L'APPELLO A STEFFI GRAF
La Konta ha smesso di crederci, la tedesca ha dato il meglio di sé. Ad esempio, uno smash a rimbalzo tutt'altro che facile, un paio di rovesci al fulmicotone (pur tirandolo spesso, ne ha sbagliato uno in tutta la partita!) e un servizio sempre più insidioso. Sull'1-0 ha fronteggiato una palla break e l'ha cancellata con un ace. Il primo. Solo le campionesse fanno così. Non c'è dubbio che Angie la sia, pur senza accendere l'entusiasmo della gente. A parte qualche tedesco sparso, nessuno faceva il tifo per lei. E' la dura legge del carisma. La Kerber non ne ha, e non ha neanche un tennis spumeggiante. Però sa vincere le partite e lunedì prossimo, per la prima volta, troverà un posto tra le top-5. Nell'intervista sul campo le hanno chiesto se riceverà qualche consiglio da Steffi Graf, suo idolo d'infanzia (le hanno messo la prima racchetta in mano nel 1991, in pieno dominio di Fraulein Forehand). “Speriamo. Steffi, se puoi chiamami!” ha ululato in mondovisione, prima di ripetere le solite banalità con gli occhi di ghiaccio luccicanti. Difficilmente la Kerber trasmette le sue emozioni, ma è più per l'incapacità di tirarle fuori che per aridità interiore. Ringrazia continuamente il pubblico, come se avesse bisogno di approvazione, di qualche applauso in più. Gliel'hanno concesso, ma al momento di fare il tifo scelgono quasi sempre la sua avversaria. Chissà se faranno così contro Serena Williams, in una finale che sembra a senso unico. La Kerber ci ha perso sei volte su sette, imponendosi soltanto a Cincinnati nel 2012. Ma Serena era un po' stanca, dopo il successo in Canada. Insomma, un rametto un po' fragile per costruirci una speranza.

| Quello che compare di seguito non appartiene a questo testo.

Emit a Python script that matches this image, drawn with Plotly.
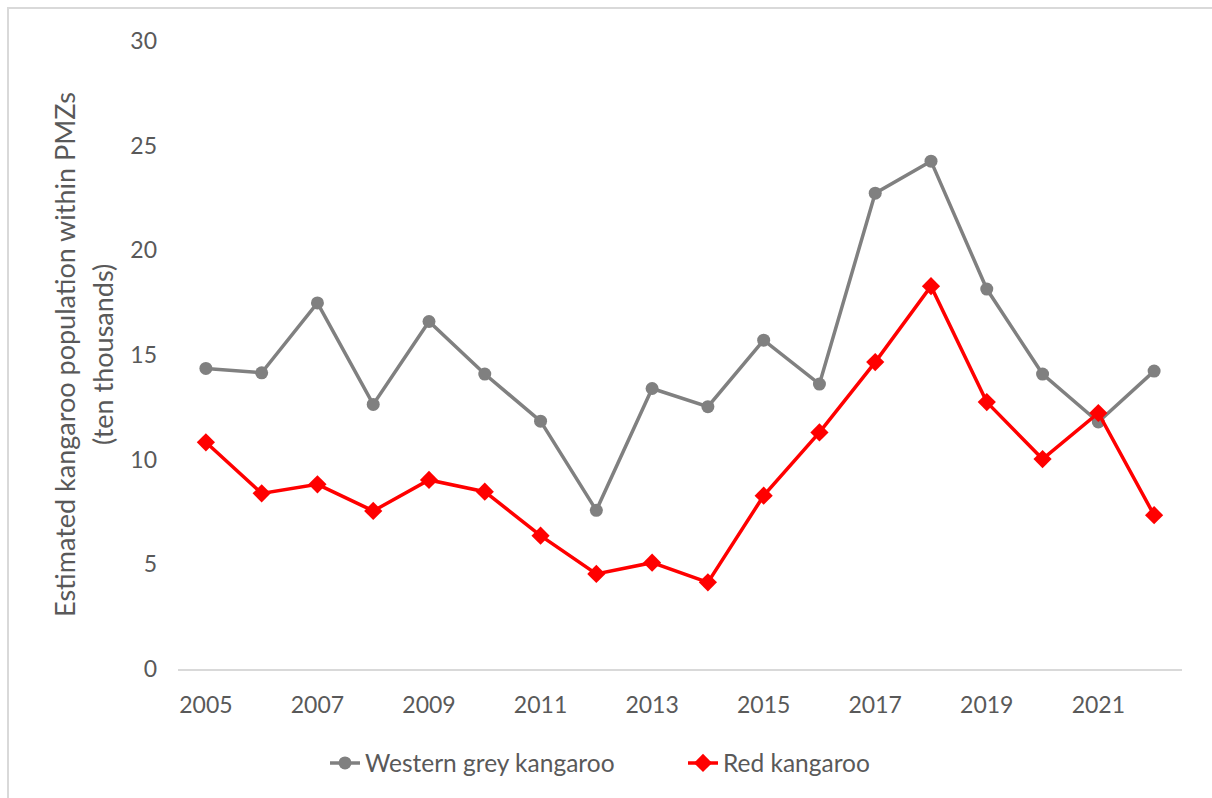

QUELLA PROMESSA DICEMBRINA
Ma Angie si è già presa la sua rivincita. Ad esempio, nella settimana prima del torneo, le top-10 si sono concesse alla tradizionale tavola rotonda con i giornalisti. Ma ad ascoltare la Kerber non si è presentato nessuno, forse perché le sue prestazioni Slam nel 2015 non avevano entusiasmato (primo turno in Australia, mai oltre il terzo negli altri). Eppure ha chiuso tra le top-10 per il quarto anno di fila e durante la preparazione invernale, in Polonia, ha rilasciato un'intervista al Suddeutsche Zeitung in cui aveva parlato chiaro. “Nel 2016 voglio fare grandi cose negli Slam. Giocherò meno piccoli tornei, i prossimi 2-3 anni sono quelli in cui vorrei raccogliere qualcosa”. Per adesso sta andando tutto alla grande, anche se il suo box è mezzo vuoto. Capita di vedere clan molto numerosi, mentre nel suo ci sono appena quattro persone: coach Torben Beltz, il fisioterapista Simon Iden (è anche osteopata e lavora nel calcio e nel basket, oltre che nel tennis) e un paio di giapponesi, uomini Yonex (azienda sempre molto attenta ai suoi giocatori, come ci aveva confidato Juan Monaco). La Graf avrà un motivo in più per darle qualche consiglio: in caso di vittoria, Serena Williams la raggiungerà a quota 22 Slam. Un aggancio che prima o poi ci sarà. Ma per rinviare la festa c'è proprio una sua connazionale, la prima tedesca in finale a Melbourne dopo 20 anni esatti (Anke Huber nel 1996, perse da Monica Seles). Sapendo di poter fare un favore al suo idolo d'infanzia, la Kerber darà tutto. Davvero tutto.